Vince dipped the towel in the sink and pressed it to his face, holding it there as the second hand ticked closer to the hour.
“Ten, nine, eight…” Howard counted. “Seven, six, five, four, three, two, one. Midnight.”
Vince let out a whoop of delight as he uncapped the shaving cream and began to smother his face in it. Then, with a smooth motion, he began to shave the moustache away. Howard felt his own upper lip cringe in sympathy as hundreds of sleek black hairs fell away like shavings from a pencil sharpener. When it was done, Vince laid the razor down like it was sacred and turned away from the mirror with an expression of pure glee, his face clear, unblemished and unashamedly pleased.
“I did it!” he grinned, and Howard felt his stomach scrunching up again.
“Well done, Little Man.”
Vince cheered and flung his arms around Howard’s neck in a celebratory movement. Howard clumsily placed his hands on Vince’s back, feeling every ripple of the bones underneath. For a long moment they stood there, motionless. Then Vince pulled his head back, turning it so that their noses nearly collided. Before Howard could say anything, their mouths had been pressed together. Vince’s lips were cracked and still a bit damp from the water, and his breath tasted of quiche, but it was still probably the best kiss Howard had ever experienced in his whole life. As soon as he began to reciprocate Vince pressed closer against him, winding a hand into his hair. Howard felt he should probably respond, but he was struggling to remember what movement was.
When they finally drew apart for air Vince was still grinning like a madman.
“Um, Vince…” Howard said. “Not that I’m complaining, but what was that?”
Vince shook his head. “Well, I’m not being funny, Howard, but New Year’s a whole month away and I couldn’t really be bothered to wait.”
“Um, ok, fair enough,” Howard stuttered. “Why now?”
“I dunno,” Vince shrugged. “Seemed like a good moment. I mean, I know you got all insecure coz you thought I’d stop noticing you if I grew a moustache or whatever, so I thought maybe this might be symbolic or something.” He was beginning to go pink around the ears. “I ain’t much good with metaphors but I really, really fancy you, Howard, so maybe if I could just kiss you again…?”
Howard blinked, increasingly aware that their bodies were still locked together. “Yeah, that would be quite nice.”
So Vince kissed him again, slowly and a little more unsurely, their mouths bumping together like clouds.
“I don’t really know what I’m doing,” Howard mumbled when he pulled away again. “But I really…like you as well, Vince. I think I always have.”

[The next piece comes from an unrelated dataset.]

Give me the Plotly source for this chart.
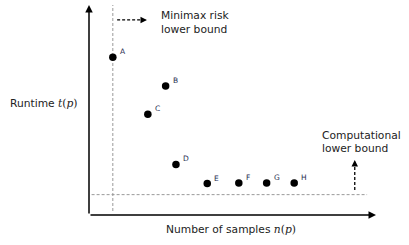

“Well, that’s lucky,” Vince laughed. “Otherwise I’d have to shave your ‘stache off in your sleep.” He kissed Howard’s cheek once more. “And look, see, I told you so.”
“Told me what?”
Vince - beautiful, radiant, moustache-less Vince - bit his lip with a smile. “I told you your whole life had been leading up to this month,” he said, before closing the gap between them.